With no break in Israel’s war with Hamas terrorists and invasion of the Gaza Strip, Greece’s Foreign Minister George Gerapetritis said he believes a plan to bring humanitarian aid to trapped Palestinians would work.
He said talks aimed at doing that could bring results, after he met with his Israeli and Palestinian peers and that Greece’s historically strong ties with Arab countries could be influential and broker a deal.
“I am in constant communication with both parties and I am relatively optimistic that we could have some positive results soon,” he said, reported Reuters, although Prime Minister Kyriakos Mitsotakis has backed Israel.
That was in the wake of Hamas Oct. 7 raids into Israel that killed more than 1,200 people and saw such brutal reprisals by Israel that it’s been reported more than 10,000 Palestinians have been killed in air strikes, thousands of them children.
Since then, Greece has tried to walk the line and urged Israel to avoid civilians although the Israelis said the terrorists are hiding among them behind human shields and unlike conventional wars, aren’t wearing uniforms.

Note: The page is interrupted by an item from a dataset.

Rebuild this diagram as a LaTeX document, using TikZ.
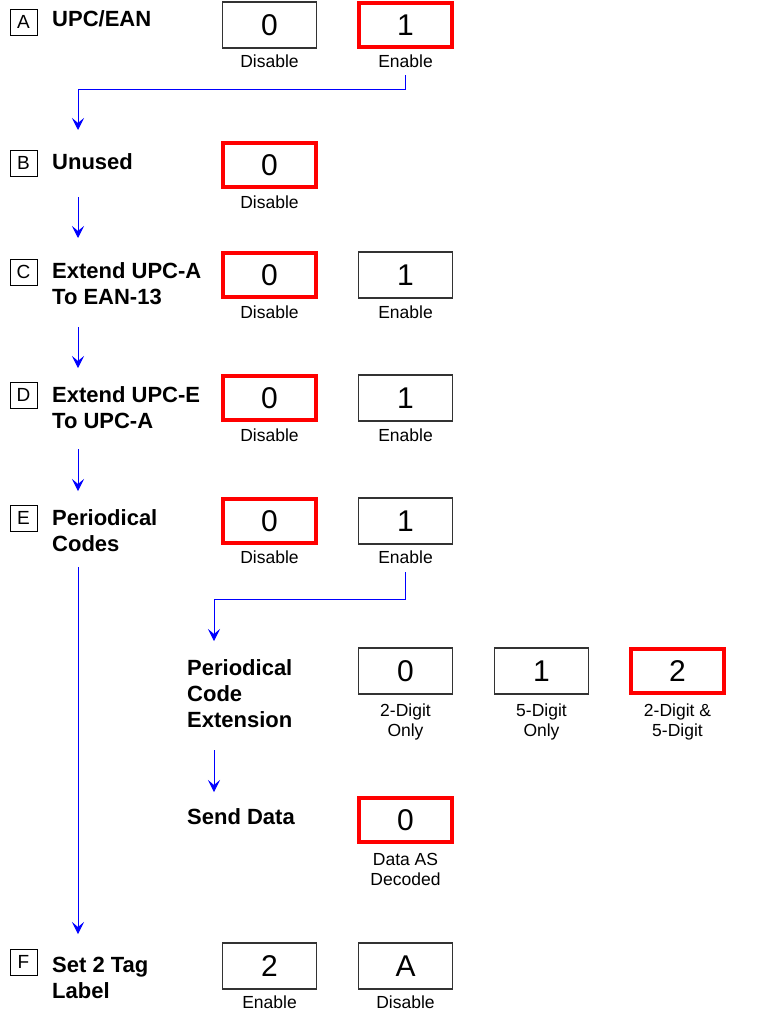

World pressure is also building although Israel and the United States have rejected a ceasefire, saying that would give Hamas room to counterattack while it’s holding 239 hostages.
Gerapetritis said he believed Israel was considering allowing increased aid and would be eager to hear options during the constant bombardment and siege of the Gaza Strip, limited aid being allowed in.
Cyprus has made a proposal, which Greece endorses, to open a maritime corridor to expand capacity for relief into the Palestinian enclave beyond the Rafah crossing from Egypt, the news agency said.
Another alternative is via a port in Israel then a northern entry point into Gaza, Gerapetritis said. “The fastest way is the best way,’ he added, stressing that a humanitarian pause in fighting was essential.
He said that while Israel has the right of self-defense that the rules of war should apply although the terrorists won’t follow them and butchered children, burning some of them alive.
“We cannot put up with the situation in Gaza,” he said. “It’s the humanitarian moral values that we have to embrace, all of us, and we have to do it immediately,” and that Palestinians should be differentiated from Hamas.
After the war, he said, governance of Gaza must be “highly legitimized,” and opposed to terrorism although Israel has said he might consider a kind of occupation to eliminate Hamas and prevent any more attacks.